AI systems can identify patterns that human analysis might miss. They can detect that certain neighborhoods respond better to certain types of promotions, or that weather conditions in specific regions affect purchasing behavior. These insights feed back into campaign optimization, adjusting bids, creative elements, and targeting parameters in response to real-time conditions.
The 47% adoption rate suggests that AI-assisted geo-targeting remains a work in progress for many advertisers. Those who have adopted it report stronger performance, which will likely push adoption higher over time.
Practical Considerations for Local Advertisers
Geographic insights require accurate data. Businesses that collect customer location information must ensure that the data reflects actual behavior rather than outdated or incorrect records. Stale location data produces targeting that misses its mark.
Privacy regulations also affect how location data can be collected and used. Advertisers must obtain appropriate consent and handle location information according to applicable laws. Failure to do so creates legal exposure and damages consumer trust.

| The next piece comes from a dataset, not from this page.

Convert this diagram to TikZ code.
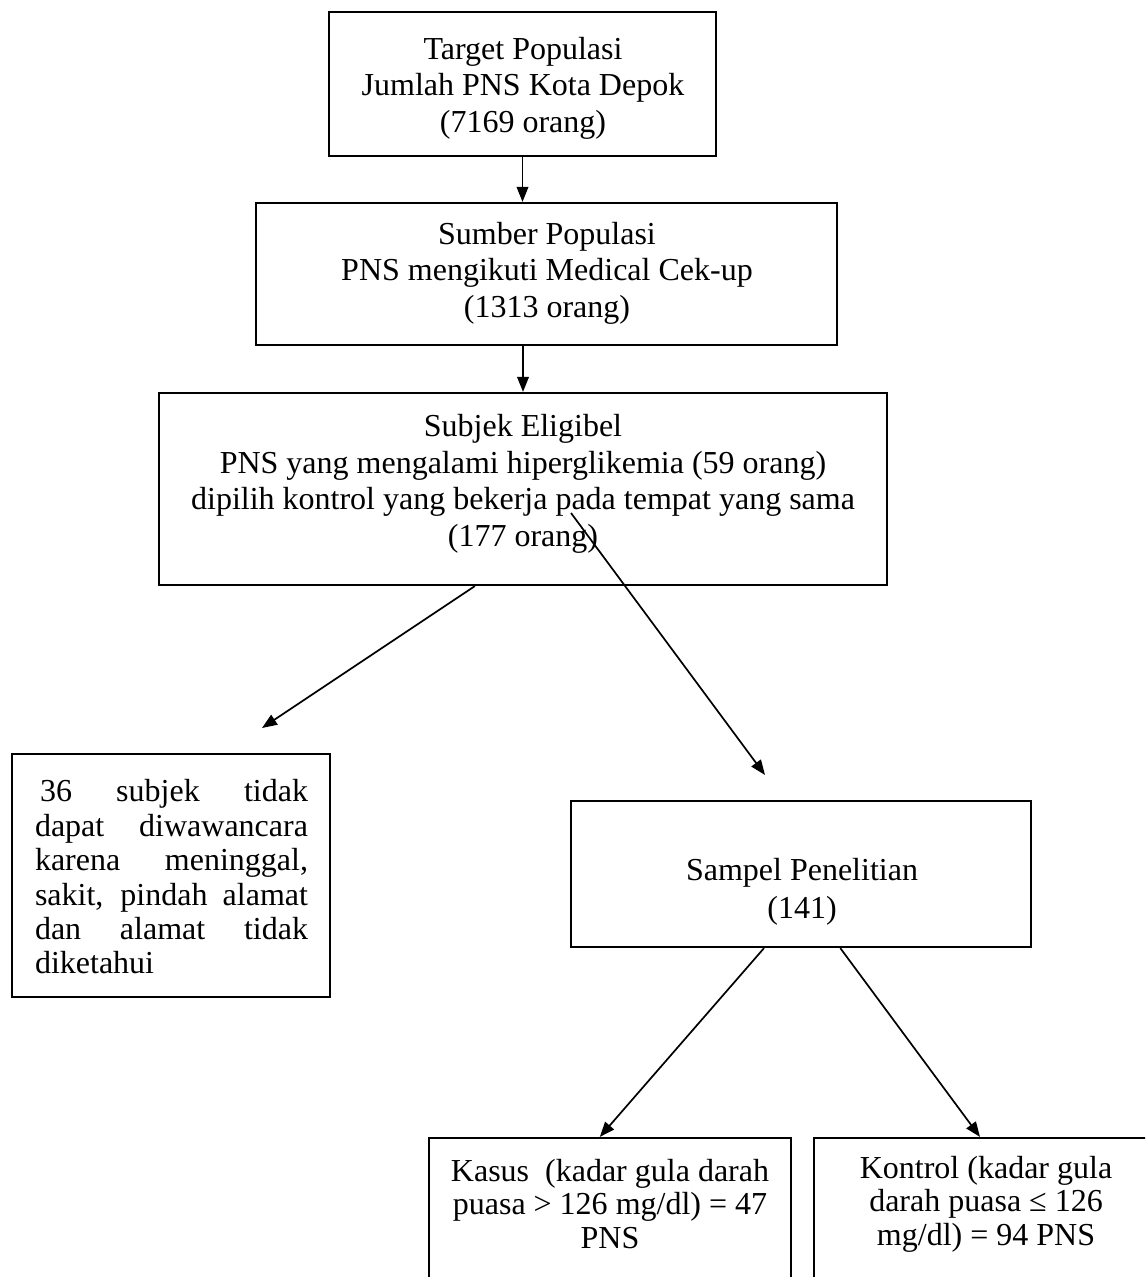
\documentclass[tikz,border=0pt]{standalone}
\usepackage{fontspec}
\setmainfont{Liberation Serif}
\usetikzlibrary{arrows.meta,calc}
\begin{document}
\begin{tikzpicture}[x=0.5pt,y=-0.5pt,
  box/.style={draw,line width=1.1pt,inner sep=0pt,rectangle},
  txt/.style={align=center,inner sep=0pt,font=\fontsize{16}{18.3}\selectfont},
  arr/.style={line width=0.85pt,-{Triangle[length=7.5pt,width=5.8pt]}}]
\useasboundingbox (0,0) rectangle (1145,1277);
\clip (0,0) rectangle (1145,1277);
% boxes
\node[box,minimum width=193.5pt,minimum height=72pt] (b1) at (522.5,84) {};
\node[box,minimum width=290.5pt,minimum height=71pt] (b2) at (546.5,274) {};
\node[box,minimum width=364pt,minimum height=96pt] (b3) at (523,489) {};
\node[box,line width=0.8pt,minimum width=159pt,minimum height=121.5pt] (b4) at (171,875.5) {};
\node[box,minimum width=230pt,minimum height=73pt] (b5) at (801,874) {};
\node[box,minimum width=181pt,minimum height=81pt] (b6) at (610,1219) {};
\node[box,minimum width=175.5pt,minimum height=81pt] (b7) at (989.5,1219) {};
% texts
\node[txt] (t1) at (523,88) {Target Populasi\\Jumlah PNS Kota Depok\\(7169 orang)};
\node[txt] (t2) at (547,273) {Sumber Populasi\\PNS mengikuti Medical Cek-up\\(1313 orang)};
\node[txt] (t3) at (523,484) {Subjek Eligibel\\PNS yang mengalami hiperglikemia (59 orang)\\dipilih kontrol yang bekerja pada tempat yang sama\\(177 orang)};
\node[txt,align=left,font=\fontsize{16}{17.2}\selectfont] (t4) at (171.5,877) {%
\makebox[136.5pt][s]{\hspace{2.5pt}36 subjek tidak}\\
\makebox[136.5pt][s]{dapat diwawancara}\\
\makebox[136.5pt][s]{karena meninggal,}\\
\makebox[136.5pt][s]{sakit, pindah alamat}\\
\makebox[136.5pt][s]{dan alamat tidak}\\
diketahui};
\node[txt,font=\fontsize{16}{19}\selectfont] (t5) at (802,892) {Sampel Penelitian\\(141)};
\node[txt,font=\fontsize{16}{16.8}\selectfont] (t6) at (610,1204) {Kasus\ \ (kadar gula darah\\puasa > 126 mg/dl) = 47\\PNS};
\node[txt,font=\fontsize{16}{16.8}\selectfont] (t7) at (986,1204) {Kontrol (kadar gula\\darah puasa ≤ 126\\mg/dl) = 94 PNS};
% connectors
\draw[arr] (b1.south) -- (b1.south |- b2.north);
\draw[arr] (b3.north |- b2.south) -- (b3.north);
\coordinate (c3) at (262,728);
\draw[arr] ($(b3.south west)!0.434!(b3.south east)$) -- (c3);
\coordinate (c4) at (765,775);
\draw[arr] ($(b3.center)+(48,24)$) -- (c4);
\draw[arr] ($(b5.south west)!0.42!(b5.south east)$) -- ($(b6.north west)!0.472!(b6.north east)$);
\draw[arr] ($(b5.south west)!0.585!(b5.south east)$) -- ($(b7.north west)!0.473!(b7.north east)$);
\end{tikzpicture}
\end{document}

The tools for location-based advertising have become accessible to businesses of various sizes. Smaller advertisers can use platform-native targeting options on major ad networks. Larger advertisers can invest in custom data partnerships and proprietary analytics. The approach depends on budget, technical capability, and the specificity of targeting required.
Geographic insights turn advertising into a local activity. The returns follow from reaching people who are close enough to respond, interested enough to pay attention, and ready enough to act.